Niente assegno di mantenimento a carico del padre ed in favore del figlio maggiorenne economicamente non autosufficiente: il Tribunale di Padova esclude il diritto della madre a ricevere un assegno di mantenimento in favore del figlio di 34 anni
L’onere di provare che il figlio ha raggiunto l’indipendenza economica – ovvero che il mancato svolgimento di un’attività produttiva di reddito dipende da un atteggiamento di inerzia ovvero di rifiuto ingiustificato dello stesso – che grava sul genitore interessato ad ottenere la cessazione dell’obbligo di mantenimento, può essere assolto anche mediante l’allegazione di circostanze di fatto da cui desumere in via presuntiva l’estinzione dell’obbligazione dedotta.

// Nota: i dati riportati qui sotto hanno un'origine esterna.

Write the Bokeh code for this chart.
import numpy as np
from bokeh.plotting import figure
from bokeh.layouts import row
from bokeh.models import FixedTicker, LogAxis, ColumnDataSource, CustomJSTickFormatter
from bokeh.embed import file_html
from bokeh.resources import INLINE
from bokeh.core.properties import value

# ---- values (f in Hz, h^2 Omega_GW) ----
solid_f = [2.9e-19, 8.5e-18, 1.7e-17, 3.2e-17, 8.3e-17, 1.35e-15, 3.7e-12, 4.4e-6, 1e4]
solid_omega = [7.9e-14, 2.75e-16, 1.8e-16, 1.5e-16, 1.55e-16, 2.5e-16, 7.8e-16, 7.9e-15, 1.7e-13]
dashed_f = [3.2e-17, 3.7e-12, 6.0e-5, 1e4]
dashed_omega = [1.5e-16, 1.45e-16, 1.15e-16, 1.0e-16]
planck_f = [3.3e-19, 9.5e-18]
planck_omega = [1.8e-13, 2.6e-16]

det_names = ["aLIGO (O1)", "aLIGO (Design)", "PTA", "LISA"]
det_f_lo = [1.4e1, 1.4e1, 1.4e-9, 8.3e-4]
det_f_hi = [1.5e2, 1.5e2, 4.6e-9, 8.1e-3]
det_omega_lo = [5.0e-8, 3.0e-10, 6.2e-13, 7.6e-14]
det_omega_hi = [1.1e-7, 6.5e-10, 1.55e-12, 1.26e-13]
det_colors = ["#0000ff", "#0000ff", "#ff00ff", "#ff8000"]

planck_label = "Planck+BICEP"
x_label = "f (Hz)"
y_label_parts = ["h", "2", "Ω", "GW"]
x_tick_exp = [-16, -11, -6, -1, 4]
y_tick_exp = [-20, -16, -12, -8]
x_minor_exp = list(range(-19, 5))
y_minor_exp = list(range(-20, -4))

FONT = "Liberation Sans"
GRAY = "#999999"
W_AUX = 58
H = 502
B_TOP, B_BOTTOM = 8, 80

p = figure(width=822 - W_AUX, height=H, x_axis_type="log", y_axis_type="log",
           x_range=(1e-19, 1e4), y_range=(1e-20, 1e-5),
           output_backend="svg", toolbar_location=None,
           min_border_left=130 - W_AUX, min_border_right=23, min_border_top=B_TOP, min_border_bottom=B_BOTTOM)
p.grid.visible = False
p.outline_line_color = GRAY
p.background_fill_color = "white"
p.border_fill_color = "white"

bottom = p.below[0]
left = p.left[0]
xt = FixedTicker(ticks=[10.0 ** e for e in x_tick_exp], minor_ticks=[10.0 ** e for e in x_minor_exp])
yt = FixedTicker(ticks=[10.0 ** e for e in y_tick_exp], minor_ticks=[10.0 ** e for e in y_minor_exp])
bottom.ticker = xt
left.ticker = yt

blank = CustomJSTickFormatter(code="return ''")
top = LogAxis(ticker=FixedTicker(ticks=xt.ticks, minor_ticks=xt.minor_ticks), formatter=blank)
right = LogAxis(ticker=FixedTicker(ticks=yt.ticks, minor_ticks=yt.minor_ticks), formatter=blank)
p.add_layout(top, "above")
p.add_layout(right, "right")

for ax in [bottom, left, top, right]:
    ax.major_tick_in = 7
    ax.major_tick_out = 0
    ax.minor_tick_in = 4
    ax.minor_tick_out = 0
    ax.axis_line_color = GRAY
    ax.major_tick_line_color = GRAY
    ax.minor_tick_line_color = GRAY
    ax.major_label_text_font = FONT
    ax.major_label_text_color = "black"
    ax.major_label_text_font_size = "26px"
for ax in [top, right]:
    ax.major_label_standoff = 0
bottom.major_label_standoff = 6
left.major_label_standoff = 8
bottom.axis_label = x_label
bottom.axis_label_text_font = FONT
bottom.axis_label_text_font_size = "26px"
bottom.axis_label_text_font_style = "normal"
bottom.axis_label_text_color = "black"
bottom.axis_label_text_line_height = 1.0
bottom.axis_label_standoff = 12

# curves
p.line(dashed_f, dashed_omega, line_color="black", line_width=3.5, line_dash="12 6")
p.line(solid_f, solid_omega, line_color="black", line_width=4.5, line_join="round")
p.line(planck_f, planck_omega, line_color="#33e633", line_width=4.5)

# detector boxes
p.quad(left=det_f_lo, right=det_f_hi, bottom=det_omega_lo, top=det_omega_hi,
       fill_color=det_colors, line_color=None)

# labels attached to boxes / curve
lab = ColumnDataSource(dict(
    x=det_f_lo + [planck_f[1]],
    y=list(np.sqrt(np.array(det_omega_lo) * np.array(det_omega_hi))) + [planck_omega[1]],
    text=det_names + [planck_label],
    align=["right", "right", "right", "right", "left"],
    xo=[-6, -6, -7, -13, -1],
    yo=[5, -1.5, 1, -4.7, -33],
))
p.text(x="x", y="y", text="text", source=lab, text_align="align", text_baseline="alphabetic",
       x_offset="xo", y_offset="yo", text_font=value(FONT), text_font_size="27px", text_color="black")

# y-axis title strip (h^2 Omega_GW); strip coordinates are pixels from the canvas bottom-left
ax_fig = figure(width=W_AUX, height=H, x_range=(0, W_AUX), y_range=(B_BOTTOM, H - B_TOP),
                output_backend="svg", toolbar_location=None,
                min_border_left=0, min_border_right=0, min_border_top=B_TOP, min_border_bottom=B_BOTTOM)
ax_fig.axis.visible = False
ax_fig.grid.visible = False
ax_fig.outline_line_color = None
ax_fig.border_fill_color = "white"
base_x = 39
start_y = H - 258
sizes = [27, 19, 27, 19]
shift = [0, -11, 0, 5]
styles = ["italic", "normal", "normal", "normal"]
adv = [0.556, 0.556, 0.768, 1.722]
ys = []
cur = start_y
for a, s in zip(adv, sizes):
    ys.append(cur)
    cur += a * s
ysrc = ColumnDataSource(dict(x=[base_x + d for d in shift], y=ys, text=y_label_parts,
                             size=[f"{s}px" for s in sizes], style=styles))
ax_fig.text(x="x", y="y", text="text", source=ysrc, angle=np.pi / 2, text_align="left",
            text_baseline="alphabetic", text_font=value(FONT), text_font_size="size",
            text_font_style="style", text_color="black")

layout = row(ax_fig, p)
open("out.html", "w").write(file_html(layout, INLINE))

Il rigore del suddetto onere probatorio è proporzionale all’avanzare dell’età, sino al punto di non poter essere più assolto in quelle situazioni in cui quell’obbligo deve ritenersi estinto con il raggiungimento di un’età nella quale il percorso formativo, nella normalità dei casi, è ampiamente concluso e la persona è da tempo inserita nella società (cfr. Cass. Civ. 18076/2014).
Il Tribunale di Padova, con una recente sentenza di separazione giudiziale emessa in data 12/04/2018, recepisce il suddetto orientamento della Suprema Corte di Cassazione, rigettando la richiesta formulata dalla moglie e volta ad ottenere la corresponsione, da parte dell’ex marito, di un contributo al mantenimento al figlio trentaquatrenne della coppia di € 500,00= al mese.
La convenuta deduceva che il figlio, dopo un lungo periodo di iscrizione all’università, si era laureato ormai da alcuni anni in ingegneria dell’automazione, riuscendo successivamente a rinvenire soltanto occupazioni saltuarie e scarsamente remunerative, di conseguenza non poteva ritenersi ancora economicamente autosufficiente.
Il Tribunale ha ritenuto che non fosse possibile obbligare il padre a pagare un assegno in favore del figlio ultra maggiorenne, in quanto, pur essendo vero che l’obbligo del genitore di mantenere il figlio non cessa con la maggiore età e prosegue fino a quando questi sia divenuto economicamente autosufficiente, tale principio deve essere applicato sulla base dei criteri e dei principi di diritto elaborati in sede giurisprudenziale e consolidati secondo le ormai costanti pronunce della Suprema Corte.
In particolare, l’accertamento in ordine al raggiungimento dell’indipendenza economica del figlio maggiorenne va svolto sulla base di criteri di relatività, caso per caso, in base a criteri di rigore proporzionalmente crescente in base all’età dei beneficiari, in modo da escludere che la tutela della prole possa essere protratta oltre ragionevoli limiti di tempo e di misura e finisca per tradursi in forme di parassitismo da parte di giovani sempre meno giovani in danno di genitori sempre più anziani (cfr. Cass. Civ. n. 19589/2011; n. 15756/2006 e n. 12477/2004).
Nell’assumere la decisione di rigettare la richiesta di mantenimento del figlio maggiorenne, il Collegio ha attribuito rilevanza alla circostanza che il ragazzo avesse conseguito la laurea ampiamente fuori corso, senza peraltro fornire alcun elemento a giustificazione di tale ritardo, e che ciò nonostante era stato mantenuto dai genitori durante i lunghi anni di università ed anche oltre.
All’età di 34 anni – afferma il Tribunale – egli deve reperire attività lavorative anche non il linea con il proprio percorso di studi, non potendo più essere trattato come “figlio” bensì come “adulto”, dal momento che, anche se non indipendente, ha raggiunto comunque una sua dimensione di vita autonoma che lo rende, semmai, meritevole dei diritti ex art. 433 c.c., ma non titolare del diritto al mantenimento.